— Start DATASET CONTENT —

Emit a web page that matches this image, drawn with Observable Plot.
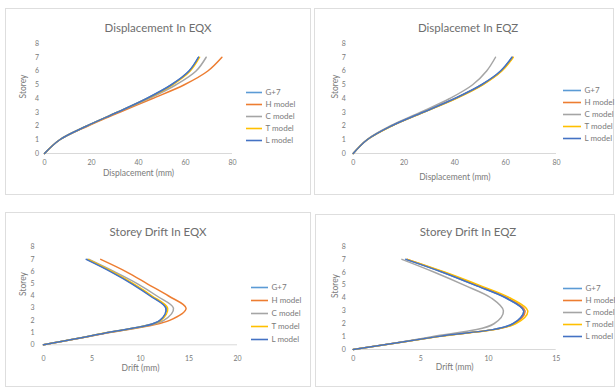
<!DOCTYPE html>
<html><head><meta charset="utf-8">
<script src="https://cdn.jsdelivr.net/npm/d3@7"></script>
<script src="https://cdn.jsdelivr.net/npm/@observablehq/plot@0.6"></script>
<style>
html,body{margin:0;padding:0;background:#fff;}
#root{position:relative;width:615px;height:387px;overflow:hidden;background:#fff;font-family:Lato,"Open Sans",sans-serif;}
.panel{position:absolute;border:1px solid #dedede;box-sizing:border-box;}
.title{position:absolute;transform:translate(-50%,-50%);font-size:11.5px;color:#6e6e6e;white-space:nowrap;}
.abs{position:absolute;left:0;top:0;}
</style></head>
<body><div id="root"></div>
<script>
const storeys = [0, 1, 2, 3, 4, 5, 6, 7];
const series = ["G+7", "H model", "C model", "T model", "L model"];
const colors = ["#5B9BD5", "#ED7D31", "#A5A5A5", "#FFC000", "#4472C4"];
const storeyTicks = [0, 1, 2, 3, 4, 5, 6, 7, 8];
const dispTicks = [0, 20, 40, 60, 80];
const driftXTicks = [0, 5, 10, 15, 20];
const driftZTicks = [0, 5, 10, 15];

// Displacement in EQX (mm)
const dispEQX_G7 = [0, 6.5, 18, 31, 43.5, 54, 61.5, 65.5];
const dispEQX_H  = [0, 6.5, 18.5, 32, 46, 59.5, 69.5, 75.5];
const dispEQX_C  = [0, 6.5, 18, 31, 44.5, 56, 64.5, 68.8];
const dispEQX_T  = [0, 6.5, 18, 31, 43.8, 54.5, 62, 66];
const dispEQX_L  = [0, 6.5, 18, 31, 43.5, 54, 61.5, 65.5];
// Displacement in EQZ (mm)
const dispEQZ_G7 = [0, 5.5, 15, 27.5, 40, 50.5, 58, 62.5];
const dispEQZ_H  = [0, 5.5, 15, 27.5, 40.2, 50.8, 58.3, 62.8];
const dispEQZ_C  = [0, 5.3, 14.5, 26.5, 38, 47, 52.5, 56];
const dispEQZ_T  = [0, 5.5, 15.2, 27.8, 40.5, 51, 58.5, 63];
const dispEQZ_L  = [0, 5.5, 15, 27.5, 40, 50.5, 58, 62.5];
// Storey drift in EQX (mm)
const driftEQX_G7 = [0, 6.6, 12.0, 12.7, 11.1, 9.2, 7.0, 4.5];
const driftEQX_H  = [0, 6.8, 13.0, 14.7, 12.9, 10.7, 8.5, 5.9];
const driftEQX_C  = [0, 6.7, 12.4, 13.4, 11.7, 9.7, 7.3, 4.7];
const driftEQX_T  = [0, 6.6, 12.1, 12.8, 11.2, 9.3, 7.1, 4.6];
const driftEQX_L  = [0, 6.6, 12.0, 12.6, 11.0, 9.1, 6.9, 4.4];
// Storey drift in EQZ (mm)
const driftEQZ_G7 = [0, 6.2, 11.8, 12.6, 11.3, 9.0, 6.6, 3.9];
const driftEQZ_H  = [0, 6.2, 11.9, 12.7, 11.4, 9.1, 6.7, 4.0];
const driftEQZ_C  = [0, 5.8, 10.4, 11.1, 10.2, 8.2, 6.0, 3.6];
const driftEQZ_T  = [0, 6.3, 12.0, 12.9, 11.6, 9.3, 6.8, 4.0];
const driftEQZ_L  = [0, 6.2, 11.8, 12.6, 11.3, 9.0, 6.6, 3.9];

function table(arrays) {
  const rows = [];
  arrays.forEach((arr, i) => arr.forEach((v, j) => rows.push({series: series[i], storey: storeys[j], v})));
  return rows;
}

const panels = [
  {title: "Displacement In EQX", box: [5, 8, 306, 187], plot: [44, 43, 232, 153],
   data: table([dispEQX_G7, dispEQX_H, dispEQX_C, dispEQX_T, dispEQX_L]),
   xDomain: [0, 80], xTicks: dispTicks, xLabel: "Displacement (mm)",
   titleXY: [158, 27], xtp: 7, ytp: 5.5, xlDy: 22, ylDx: -21,
   legend: [246, 262, 85, 147]},
  {title: "Displacemet In EQZ", box: [314, 8, 300, 187], plot: [352.7, 43, 556, 153],
   data: table([dispEQZ_G7, dispEQZ_H, dispEQZ_C, dispEQZ_T, dispEQZ_L]),
   xDomain: [0, 80], xTicks: dispTicks, xLabel: "Displacement (mm)",
   titleXY: [468, 27], xtp: 7, ytp: 7.5, xlDy: 26, ylDx: -18,
   legend: [563, 581, 82, 146]},
  {title: "Storey Drift In EQX", box: [5, 212, 306, 175], plot: [43, 246.7, 237, 344.3],
   data: table([driftEQX_G7, driftEQX_H, driftEQX_C, driftEQX_T, driftEQX_L]),
   xDomain: [0, 20], xTicks: driftXTicks, xLabel: "Drift (mm)",
   titleXY: [158, 231], xtp: 11, ytp: 9, xlDy: 26, ylDx: -20,
   legend: [251, 268, 279, 347]},
  {title: "Storey Drift In EQZ", box: [315, 214, 300, 173], plot: [352.7, 246, 555.7, 349],
   data: table([driftEQZ_G7, driftEQZ_H, driftEQZ_C, driftEQZ_T, driftEQZ_L]),
   xDomain: [0, 15], xTicks: driftZTicks, xLabel: "Drift (mm)",
   titleXY: [468, 231], xtp: 7, ytp: 7.5, xlDy: 20, ylDx: -18,
   legend: [563, 582, 282, 342]}
];

const root = document.getElementById("root");
const W = 615, H = 387;
const txt = "#7a7a7a";

for (const p of panels) {
  const b = document.createElement("div");
  b.className = "panel";
  Object.assign(b.style, {left: p.box[0] + "px", top: p.box[1] + "px", width: p.box[2] + "px", height: p.box[3] + "px"});
  root.appendChild(b);

  const t = document.createElement("div");
  t.className = "title";
  t.textContent = p.title;
  t.style.left = p.titleXY[0] + "px";
  t.style.top = p.titleXY[1] + "px";
  root.appendChild(t);

  const [x0, y0, x1, y1] = p.plot;
  const chart = Plot.plot({
    width: W, height: H,
    marginLeft: x0, marginTop: y0, marginRight: W - x1, marginBottom: H - y1,
    style: {fontFamily: "Lato, 'Open Sans', sans-serif", color: txt, background: "transparent", overflow: "visible"},
    x: {domain: p.xDomain},
    y: {domain: [0, 8]},
    color: {domain: series, range: colors},
    marks: [
      Plot.ruleY([0], {stroke: "#d9d9d9", strokeWidth: 1}),
      Plot.axisX({ticks: p.xTicks, tickSize: 0, tickPadding: p.xtp, label: null, fontSize: 7, fill: txt}),
      Plot.axisY({ticks: storeyTicks, tickSize: 0, tickPadding: p.ytp, label: null, fontSize: 7, fill: txt}),
      Plot.text([p.xLabel], {frameAnchor: "bottom", dy: p.xlDy, fontSize: 8.5, fill: txt}),
      Plot.text(["Storey"], {frameAnchor: "left", dx: p.ylDx, rotate: -90, fontSize: 8.5, fill: txt}),
      Plot.line(p.data, {x: "v", y: "storey", z: "series", stroke: "series", curve: "catmull-rom", strokeWidth: 1.5})
    ]
  });
  chart.classList.add("abs");
  root.appendChild(chart);

  const [lx0, lx1, ly0, ly1] = p.legend;
  const legend = Plot.plot({
    width: W, height: H, margin: 0,
    style: {fontFamily: "Lato, 'Open Sans', sans-serif", background: "transparent", overflow: "visible"},
    x: {domain: [0, 1], range: [lx0, lx1], axis: null},
    y: {type: "point", domain: series, range: [ly0, ly1], axis: null},
    color: {domain: series, range: colors},
    marks: [
      Plot.ruleY(series, {y: d => d, x1: 0, x2: 1, stroke: d => d, strokeWidth: 1.6}),
      Plot.text(series, {y: d => d, x: 1, text: d => d, dx: 3, textAnchor: "start", fontSize: 8, fill: txt})
    ]
  });
  legend.classList.add("abs");
  root.appendChild(legend);
}
</script></body></html>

— End DATASET CONTENT —

### STATED EXERCISE:
Transcribe the opening line of the listing above, please, and every line after it through the line with "const driftZTicks = [0, 5, 10, 15];", word for word, without pictures.

### WRITTEN SOLUTION:
Emit a web page that matches this image, drawn with Observable Plot.
<!DOCTYPE html>
<html><head><meta charset="utf-8">
<script src="https://cdn.jsdelivr.net/npm/d3@7"></script>
<script src="https://cdn.jsdelivr.net/npm/@observablehq/plot@0.6"></script>
<style>
html,body{margin:0;padding:0;background:#fff;}
#root{position:relative;width:615px;height:387px;overflow:hidden;background:#fff;font-family:Lato,"Open Sans",sans-serif;}
.panel{position:absolute;border:1px solid #dedede;box-sizing:border-box;}
.title{position:absolute;transform:translate(-50%,-50%);font-size:11.5px;color:#6e6e6e;white-space:nowrap;}
.abs{position:absolute;left:0;top:0;}
</style></head>
<body><div id="root"></div>
<script>
const storeys = [0, 1, 2, 3, 4, 5, 6, 7];
const series = ["G+7", "H model", "C model", "T model", "L model"];
const colors = ["#5B9BD5", "#ED7D31", "#A5A5A5", "#FFC000", "#4472C4"];
const storeyTicks = [0, 1, 2, 3, 4, 5, 6, 7, 8];
const dispTicks = [0, 20, 40, 60, 80];
const driftXTicks = [0, 5, 10, 15, 20];
const driftZTicks = [0, 5, 10, 15];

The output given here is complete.